The Horde should retain control of the land they had before the War of Thorns. It’s in their best interest to maintain control of Southfury River. It’s Orgrimmar’s main water supply. It’d be foolish to be downriver of the Alliance. I wouldn’t expect the Night Elves to resort to poisoning it (although enchanting it in some way isn’t off the table), but it’d still be incredibly irresponsible for a nation to allow their enemies to control their water supply.
The Horde had 5* non-contested zones to the Alliance’s 6*. That alone is a ~17% difference. And of the contested zones, there were more zones that the Alliance could rightfully claim as their land despite Horde presence, like Ashenvale and Felwood, as well as a number of zones that were “contested” despite there being zero Horde presence, like Redridge Mountains, Duskwood, and Wetlands (Horde has no quests and no flight paths, they are basically Alliance zones that allowed PvP). The only zone I can think of where the opposite is true is Thousand Needles. And this is not even mentioning Theramore, of which the Horde had no equivalent version of (lol Stonard).

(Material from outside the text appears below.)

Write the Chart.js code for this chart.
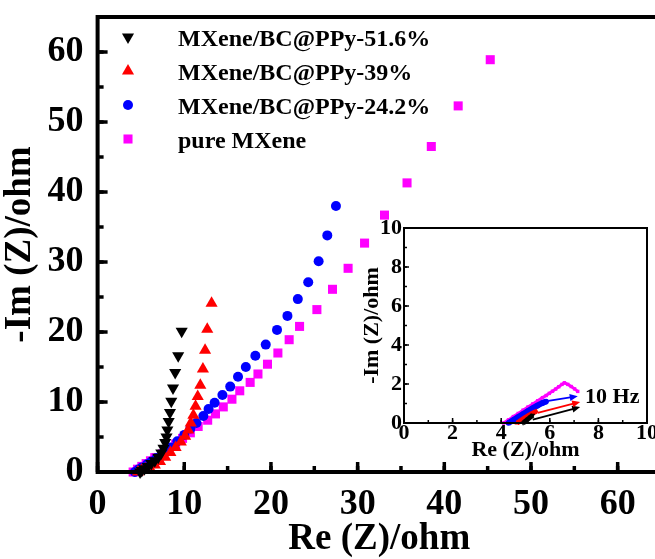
<!DOCTYPE html>
<html>
<head>
<meta charset="utf-8">
<script src="https://cdn.jsdelivr.net/npm/chart.js@4.4.1/dist/chart.umd.min.js"></script>
<style>
    html, body { margin: 0; padding: 0; background: #fff; overflow: hidden; }
    #wrap { position: relative; width: 655px; height: 559px; overflow: hidden; background: #fff; }
    #main { position: absolute; left: 0; top: 0; }
    #inset { position: absolute; left: 345px; top: 200px; }
</style>
</head>
<body>
<div id="wrap">
    <canvas id="main" width="680" height="559"></canvas>
    <canvas id="inset" width="330" height="270"></canvas>
</div>
<script>
// Nyquist plots - MXene/BC@PPy films, high-frequency part in the inset

const seriesNames = ['MXene/BC@PPy-51.6%', 'MXene/BC@PPy-39%', 'MXene/BC@PPy-24.2%', 'pure MXene'];
const seriesColors = ['#000000', '#ff0000', '#0000ff', '#ff00ff'];
const seriesShapes = ['triangle', 'triangle', 'circle', 'rect'];
const seriesRotations = [180, 0, 0, 0];

const mainXTicks = [0, 10, 20, 30, 40, 50, 60];
const mainYTicks = [0, 10, 20, 30, 40, 50, 60];
const insetTicks = [0, 2, 4, 6, 8, 10];

// main plot, [Re, -Im] in ohm
const ppy516 = [[9.7, 20.1], [9.3, 16.6], [8.95, 14.2], [8.7, 12.0], [8.5, 10.1], [8.35, 8.5], [8.2, 7.2],
    [8.05, 6.0], [7.95, 5.0], [7.8, 4.2], [7.6, 3.4], [7.35, 2.7], [7.0, 2.1], [6.6, 1.6], [6.2, 1.2],
    [5.8, 0.8], [5.4, 0.45], [5.1, 0.2], [4.9, 0]];
const ppy39 = [[13.15, 24.1], [12.65, 20.4], [12.4, 17.4], [12.15, 14.7], [11.85, 12.4], [11.55, 10.8],
    [11.3, 9.4], [11.05, 8.1], [10.75, 7.0], [10.45, 6.0], [10.1, 5.1], [9.6, 4.3], [9.0, 3.5], [8.4, 2.8],
    [7.8, 2.1], [7.2, 1.5], [6.6, 1.0], [6.0, 0.65], [5.5, 0.45], [5.05, 0.25], [4.65, 0]];
const ppy242 = [[27.5, 38.0], [26.5, 33.8], [25.5, 30.1], [24.3, 27.1], [23.1, 24.7], [21.9, 22.3],
    [20.7, 20.3], [19.4, 18.2], [18.2, 16.6], [17.1, 15.0], [16.2, 13.6], [15.3, 12.2], [14.4, 11.0],
    [13.5, 9.9], [12.8, 9.0], [12.2, 8.0], [11.4, 7.0], [10.7, 6.2], [10.0, 5.3], [9.2, 4.4], [8.4, 3.5],
    [7.6, 2.7], [6.8, 2.0], [6.2, 1.5], [5.7, 1.1], [5.1, 0.65], [4.7, 0.35], [4.3, 0]];
const pureMXene = [[45.3, 58.9], [41.6, 52.3], [38.5, 46.5], [35.7, 41.3], [33.1, 36.7], [30.8, 32.7],
    [28.9, 29.1], [27.1, 26.1], [25.3, 23.2], [23.3, 20.8], [22.1, 18.9], [20.8, 17.0], [19.6, 15.4],
    [18.5, 14.0], [17.6, 12.8], [16.4, 11.6], [15.5, 10.4], [14.5, 9.3], [13.6, 8.3], [12.7, 7.4],
    [11.6, 6.5], [10.7, 5.6], [9.8, 4.8], [9.0, 4.0], [8.2, 3.3], [7.5, 2.6], [7.1, 1.7], [6.6, 2.05],
    [6.1, 1.6], [5.6, 1.2], [5.1, 0.8], [4.6, 0.4], [4.1, 0]];

// inset, high frequency end down to 10 Hz
const insetPpy516 = [[4.9, 0], [5.0, 0.09], [5.1, 0.2], [5.2, 0.3], [5.3, 0.4]];
const insetPpy39 = [[4.65, 0], [4.8, 0.12], [4.95, 0.25], [5.1, 0.37], [5.25, 0.48], [5.45, 0.6]];
const insetPpy242 = [[4.3, 0], [4.5, 0.15], [4.7, 0.31], [4.9, 0.46], [5.1, 0.61], [5.3, 0.76],
    [5.5, 0.9], [5.7, 1.03], [5.85, 1.1]];
const insetPure = [[4.1, 0], [4.3, 0.16], [4.5, 0.33], [4.7, 0.49], [4.9, 0.66], [5.1, 0.82], [5.3, 0.98],
    [5.5, 1.14], [5.7, 1.3], [5.85, 1.41], [5.98, 1.52], [6.11, 1.63], [6.24, 1.74], [6.37, 1.86],
    [6.5, 1.98], [6.6, 2.06], [6.74, 1.98], [6.88, 1.87], [7.02, 1.75], [7.15, 1.62]];

// arrows to the "10 Hz" note, [x0, y0, x1, y1] in inset units
const hzArrows = [[5.3, 0.17, 7.25, 0.82], [5.5, 0.52, 7.25, 1.08], [5.94, 1.13, 7.15, 1.37]];
const hzArrowColors = ['#000000', '#ff0000', '#0000ff'];

const SERIF = '"Liberation Serif", "Times New Roman", serif';

const mainSeries = [ppy516, ppy39, ppy242, pureMXene];
const insetSeries = [insetPpy516, insetPpy39, insetPpy242, insetPure];
const mainRadii = [7, 7, 5, 6.4];
const insetLineWidths = [5, 5, 6, 3];

function drawMarker(ctx, shape, rotation, x, y, r, color) {
    ctx.save();
    ctx.fillStyle = color;
    ctx.beginPath();
    if (shape === 'circle') {
        ctx.arc(x, y, r, 0, Math.PI * 2);
    } else if (shape === 'rect') {
        const s = r * Math.SQRT1_2;
        ctx.rect(x - s, y - s, 2 * s, 2 * s);
    } else {
        let rad = rotation * Math.PI / 180;
        for (let k = 0; k < 3; k++) {
            const px = x + Math.sin(rad) * r;
            const py = y - Math.cos(rad) * r;
            if (k === 0) ctx.moveTo(px, py); else ctx.lineTo(px, py);
            rad += Math.PI * 2 / 3;
        }
        ctx.closePath();
    }
    ctx.fill();
    ctx.restore();
}

// box + inward ticks
const framePlugin = {
    id: 'frame',
    beforeDatasetsDraw(chart, args, opts) {
        if (!opts.fill) return;
        const a = chart.chartArea;
        chart.ctx.save();
        chart.ctx.fillStyle = '#fff';
        chart.ctx.fillRect(a.left, a.top, a.right - a.left, a.bottom - a.top);
        chart.ctx.restore();
    },
    afterDatasetsDraw(chart, args, opts) {
        const { ctx, chartArea: a, scales: { x, y } } = chart;
        ctx.save();
        ctx.strokeStyle = '#000';
        ctx.lineWidth = opts.tickWidth;
        const marks = (scale, step, len, horizontal) => {
            for (let v = scale.min; v <= scale.max + 1e-9; v += step) {
                const p = scale.getPixelForValue(v);
                ctx.beginPath();
                if (horizontal) {
                    ctx.moveTo(p, a.bottom);
                    ctx.lineTo(p, a.bottom - len);
                } else {
                    ctx.moveTo(a.left, p);
                    ctx.lineTo(a.left + len, p);
                }
                ctx.stroke();
            }
        };
        marks(x, opts.minor, opts.minorLen, true);
        marks(y, opts.minor, opts.minorLen, false);
        marks(x, opts.major, opts.majorLen, true);
        marks(y, opts.major, opts.majorLen, false);
        ctx.lineWidth = opts.border;
        ctx.strokeRect(a.left, a.top, a.right - a.left, a.bottom - a.top);
        ctx.restore();
    }
};

const keyPlugin = {
    id: 'seriesKey',
    afterDraw(chart) {
        const ctx = chart.ctx;
        ctx.save();
        ctx.font = 'bold 24px ' + SERIF;
        ctx.textBaseline = 'middle';
        seriesNames.forEach((name, i) => {
            drawMarker(ctx, seriesShapes[i], seriesRotations[i], 128, 37 + i * 34, mainRadii[i], seriesColors[i]);
            ctx.fillStyle = '#000';
            ctx.fillText(name, 178, 40 + i * 34);
        });
        ctx.restore();
    }
};

const hzPlugin = {
    id: 'hzNote',
    afterDatasetsDraw(chart) {
        const { ctx, scales: { x, y } } = chart;
        ctx.save();
        hzArrows.forEach((arr, i) => {
            const x0 = x.getPixelForValue(arr[0]), y0 = y.getPixelForValue(arr[1]);
            const x1 = x.getPixelForValue(arr[2]), y1 = y.getPixelForValue(arr[3]);
            const ang = Math.atan2(y1 - y0, x1 - x0);
            ctx.strokeStyle = hzArrowColors[i];
            ctx.fillStyle = hzArrowColors[i];
            ctx.lineWidth = 1.8;
            ctx.beginPath();
            ctx.moveTo(x0, y0);
            ctx.lineTo(x1 - 6 * Math.cos(ang), y1 - 6 * Math.sin(ang));
            ctx.stroke();
            ctx.beginPath();
            ctx.moveTo(x1, y1);
            ctx.lineTo(x1 - 8 * Math.cos(ang) + 3.5 * Math.sin(ang), y1 - 8 * Math.sin(ang) - 3.5 * Math.cos(ang));
            ctx.lineTo(x1 - 8 * Math.cos(ang) - 3.5 * Math.sin(ang), y1 - 8 * Math.sin(ang) + 3.5 * Math.cos(ang));
            ctx.closePath();
            ctx.fill();
        });
        ctx.fillStyle = '#000';
        ctx.font = 'bold 22px ' + SERIF;
        ctx.textBaseline = 'middle';
        ctx.fillText('10 Hz', x.getPixelForValue(7.45), y.getPixelForValue(1.33));
        ctx.restore();
    }
};

function axisFont(size) {
    return { family: SERIF, size: size, weight: 'bold', lineHeight: 1 };
}

// keep the plot box where the layout puts it, no room for edge labels
function fixSize(prop, value) {
    return (s) => {
        s[prop] = value;
        s.paddingTop = 0;
        s.paddingBottom = 0;
        s.paddingLeft = 0;
        s.paddingRight = 0;
    };
}

function pointSet(data, i, radius, extra) {
    return Object.assign({
        label: seriesNames[i],
        data: data.map(([x, y]) => ({ x, y })),
        showLine: false,
        pointStyle: seriesShapes[i],
        pointRotation: seriesRotations[i],
        pointRadius: radius,
        pointBackgroundColor: seriesColors[i],
        pointBorderColor: seriesColors[i],
        pointBorderWidth: 0,
        clip: false
    }, extra || {});
}

new Chart(document.getElementById('main'), {
    type: 'scatter',
    data: {
        datasets: mainSeries.map((d, i) => pointSet(d, i, mainRadii[i]))
    },
    options: {
        responsive: false,
        animation: false,
        layout: { padding: { top: 17, right: 19, left: 0, bottom: 0 } },
        plugins: {
            legend: { display: false },
            tooltip: { enabled: false },
            frame: { border: 4, tickWidth: 3.5, major: 10, minor: 5, majorLen: 10, minorLen: 6 }
        },
        scales: {
            x: {
                type: 'linear', min: 0, max: 65,
                grid: { display: false, drawTicks: false },
                border: { display: false },
                afterFit: fixSize('height', 87),
                afterBuildTicks(s) { s.ticks = mainXTicks.map(v => ({ value: v })); },
                ticks: { font: axisFont(36), color: '#000', padding: 15, maxRotation: 0 },
                title: { display: true, text: 'Re (Z)/ohm', font: axisFont(37), color: '#000', padding: { top: 0, bottom: 1 } }
            },
            y: {
                type: 'linear', min: 0, max: 65,
                grid: { display: false, drawTicks: false },
                border: { display: false },
                afterFit: fixSize('width', 97.6),
                afterBuildTicks(s) { s.ticks = mainYTicks.map(v => ({ value: v })); },
                ticks: { font: axisFont(36), color: '#000', padding: 14 },
                title: { display: true, text: '-Im (Z)/ohm', font: axisFont(37), color: '#000', padding: { top: 2, bottom: 0 } }
            }
        }
    },
    plugins: [framePlugin, keyPlugin]
});

new Chart(document.getElementById('inset'), {
    type: 'scatter',
    data: {
        datasets: insetSeries.map((d, i) => pointSet(d, i, i === 3 ? 2.4 : 2.8, {
            showLine: true,
            borderColor: seriesColors[i],
            borderWidth: insetLineWidths[i]
        }))
    },
    options: {
        responsive: false,
        animation: false,
        layout: { padding: { top: 28, right: 28, left: 0, bottom: 0 } },
        plugins: {
            legend: { display: false },
            tooltip: { enabled: false },
            frame: { fill: true, border: 2, tickWidth: 1.5, major: 2, minor: 1, majorLen: 5, minorLen: 3 }
        },
        scales: {
            x: {
                type: 'linear', min: 0, max: 10,
                grid: { display: false, drawTicks: false },
                border: { display: false },
                afterFit: fixSize('height', 47),
                afterBuildTicks(s) { s.ticks = insetTicks.map(v => ({ value: v })); },
                ticks: { font: axisFont(22), color: '#000', padding: -1, maxRotation: 0 },
                title: { display: true, text: 'Re (Z)/ohm', font: axisFont(22), color: '#000', padding: { top: 0, bottom: 8.5 } }
            },
            y: {
                type: 'linear', min: 0, max: 10,
                grid: { display: false, drawTicks: false },
                border: { display: false },
                afterFit: fixSize('width', 59),
                afterBuildTicks(s) { s.ticks = insetTicks.map(v => ({ value: v })); },
                ticks: { font: axisFont(22), color: '#000', padding: 2 },
                title: { display: true, text: '-Im (Z)/ohm', font: axisFont(22), color: '#000', padding: { top: 16, bottom: 0 } }
            }
        }
    },
    plugins: [framePlugin, hzPlugin]
});
</script>
</body>
</html>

It makes sense story wise for the Alliance to have more considering the Horde was still very young, but it could also have made sense for that not to be true, say if Blizzard made different decisions in Vanilla. Night Elves could have been a Horde race, for example, and all of their holdings could have been Horde holdings. Or the Echo Isles could have been it’s own zone. Or the Barrens could have been split into multiple zones from the beginning. There are a number of things they could have done but they ran out of time because the Alliance side was developed first.
.* Durotar, Mulgore, Barrens, Tirisfal Glades, Silverpine Forest
** Elwynn Forest, Westfall, Duskwood, Teldrassil, Darkshore, Dun Morogh, Loch Modan
Edit- I misremembered Duskwood as non-contested when it was, in fact, contested, so I restructured the paragraph to reflect that change.